> **Aim of the task**
Quote each line of the material verbatim, without the pictures.

/---

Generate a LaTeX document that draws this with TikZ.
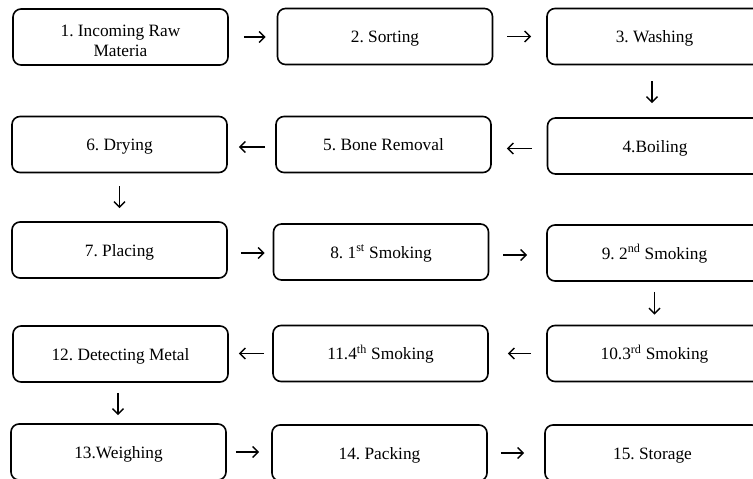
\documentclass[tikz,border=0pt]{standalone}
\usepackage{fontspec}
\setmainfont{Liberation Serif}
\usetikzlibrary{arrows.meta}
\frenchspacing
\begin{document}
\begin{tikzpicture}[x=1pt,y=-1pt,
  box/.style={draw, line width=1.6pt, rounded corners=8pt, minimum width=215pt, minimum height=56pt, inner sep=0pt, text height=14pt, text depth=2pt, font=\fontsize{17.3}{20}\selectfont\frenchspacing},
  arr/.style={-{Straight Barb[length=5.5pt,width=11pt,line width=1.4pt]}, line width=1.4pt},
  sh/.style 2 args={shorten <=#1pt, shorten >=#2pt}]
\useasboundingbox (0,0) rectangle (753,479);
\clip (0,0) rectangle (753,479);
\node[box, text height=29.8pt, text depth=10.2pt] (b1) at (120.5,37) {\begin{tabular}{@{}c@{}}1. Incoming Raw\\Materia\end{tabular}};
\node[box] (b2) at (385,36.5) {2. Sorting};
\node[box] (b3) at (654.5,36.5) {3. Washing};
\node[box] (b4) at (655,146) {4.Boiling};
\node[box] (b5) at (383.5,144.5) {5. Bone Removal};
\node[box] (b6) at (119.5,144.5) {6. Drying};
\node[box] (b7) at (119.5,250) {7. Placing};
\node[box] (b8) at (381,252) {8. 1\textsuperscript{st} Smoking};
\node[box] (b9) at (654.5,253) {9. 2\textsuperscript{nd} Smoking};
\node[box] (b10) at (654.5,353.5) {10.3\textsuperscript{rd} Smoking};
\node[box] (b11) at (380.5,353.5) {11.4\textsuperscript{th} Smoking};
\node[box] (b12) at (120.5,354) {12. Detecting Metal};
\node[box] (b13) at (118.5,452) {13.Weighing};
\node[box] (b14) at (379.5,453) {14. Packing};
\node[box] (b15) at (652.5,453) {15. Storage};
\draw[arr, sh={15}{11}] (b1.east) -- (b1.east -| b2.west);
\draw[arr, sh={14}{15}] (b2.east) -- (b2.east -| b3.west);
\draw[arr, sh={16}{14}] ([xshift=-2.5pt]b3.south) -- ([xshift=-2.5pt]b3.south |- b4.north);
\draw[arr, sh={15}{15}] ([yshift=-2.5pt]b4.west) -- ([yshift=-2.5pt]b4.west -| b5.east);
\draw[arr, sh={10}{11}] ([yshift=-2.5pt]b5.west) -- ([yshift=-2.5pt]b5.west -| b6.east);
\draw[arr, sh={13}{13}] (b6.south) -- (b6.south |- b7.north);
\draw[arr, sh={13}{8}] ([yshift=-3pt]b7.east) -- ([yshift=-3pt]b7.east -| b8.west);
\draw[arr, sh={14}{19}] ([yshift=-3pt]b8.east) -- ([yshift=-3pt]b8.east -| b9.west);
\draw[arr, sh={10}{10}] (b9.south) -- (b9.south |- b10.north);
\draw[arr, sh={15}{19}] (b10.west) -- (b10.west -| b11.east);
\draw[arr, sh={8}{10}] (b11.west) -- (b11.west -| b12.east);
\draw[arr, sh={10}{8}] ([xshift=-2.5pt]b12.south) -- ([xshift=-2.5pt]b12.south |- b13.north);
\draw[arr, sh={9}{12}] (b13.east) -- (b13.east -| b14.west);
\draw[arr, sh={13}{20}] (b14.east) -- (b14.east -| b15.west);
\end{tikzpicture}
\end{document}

\---

> **Answer to the problem**
Generate a LaTeX document that draws this with TikZ.
\documentclass[tikz,border=0pt]{standalone}
\usepackage{fontspec}
\setmainfont{Liberation Serif}
\usetikzlibrary{arrows.meta}
\frenchspacing
\begin{document}
\begin{tikzpicture}[x=1pt,y=-1pt,
  box/.style={draw, line width=1.6pt, rounded corners=8pt, minimum width=215pt, minimum height=56pt, inner sep=0pt, text height=14pt, text depth=2pt, font=\fontsize{17.3}{20}\selectfont\frenchspacing},
  arr/.style={-{Straight Barb[length=5.5pt,width=11pt,line width=1.4pt]}, line width=1.4pt},
  sh/.style 2 args={shorten <=#1pt, shorten >=#2pt}]
\useasboundingbox (0,0) rectangle (753,479);
\clip (0,0) rectangle (753,479);
\node[box, text height=29.8pt, text depth=10.2pt] (b1) at (120.5,37) {\begin{tabular}{@{}c@{}}1. Incoming Raw\\Materia\end{tabular}};
\node[box] (b2) at (385,36.5) {2. Sorting};
\node[box] (b3) at (654.5,36.5) {3. Washing};
\node[box] (b4) at (655,146) {4.Boiling};
\node[box] (b5) at (383.5,144.5) {5. Bone Removal};
\node[box] (b6) at (119.5,144.5) {6. Drying};
\node[box] (b7) at (119.5,250) {7. Placing};
\node[box] (b8) at (381,252) {8. 1\textsuperscript{st} Smoking};
\node[box] (b9) at (654.5,253) {9. 2\textsuperscript{nd} Smoking};
\node[box] (b10) at (654.5,353.5) {10.3\textsuperscript{rd} Smoking};
\node[box] (b11) at (380.5,353.5) {11.4\textsuperscript{th} Smoking};
\node[box] (b12) at (120.5,354) {12. Detecting Metal};
\node[box] (b13) at (118.5,452) {13.Weighing};
\node[box] (b14) at (379.5,453) {14. Packing};
\node[box] (b15) at (652.5,453) {15. Storage};
\draw[arr, sh={15}{11}] (b1.east) -- (b1.east -| b2.west);
\draw[arr, sh={14}{15}] (b2.east) -- (b2.east -| b3.west);
\draw[arr, sh={16}{14}] ([xshift=-2.5pt]b3.south) -- ([xshift=-2.5pt]b3.south |- b4.north);
\draw[arr, sh={15}{15}] ([yshift=-2.5pt]b4.west) -- ([yshift=-2.5pt]b4.west -| b5.east);
\draw[arr, sh={10}{11}] ([yshift=-2.5pt]b5.west) -- ([yshift=-2.5pt]b5.west -| b6.east);
\draw[arr, sh={13}{13}] (b6.south) -- (b6.south |- b7.north);
\draw[arr, sh={13}{8}] ([yshift=-3pt]b7.east) -- ([yshift=-3pt]b7.east -| b8.west);
\draw[arr, sh={14}{19}] ([yshift=-3pt]b8.east) -- ([yshift=-3pt]b8.east -| b9.west);
\draw[arr, sh={10}{10}] (b9.south) -- (b9.south |- b10.north);
\draw[arr, sh={15}{19}] (b10.west) -- (b10.west -| b11.east);
\draw[arr, sh={8}{10}] (b11.west) -- (b11.west -| b12.east);
\draw[arr, sh={10}{8}] ([xshift=-2.5pt]b12.south) -- ([xshift=-2.5pt]b12.south |- b13.north);
\draw[arr, sh={9}{12}] (b13.east) -- (b13.east -| b14.west);
\draw[arr, sh={13}{20}] (b14.east) -- (b14.east -| b15.west);
\end{tikzpicture}
\end{document}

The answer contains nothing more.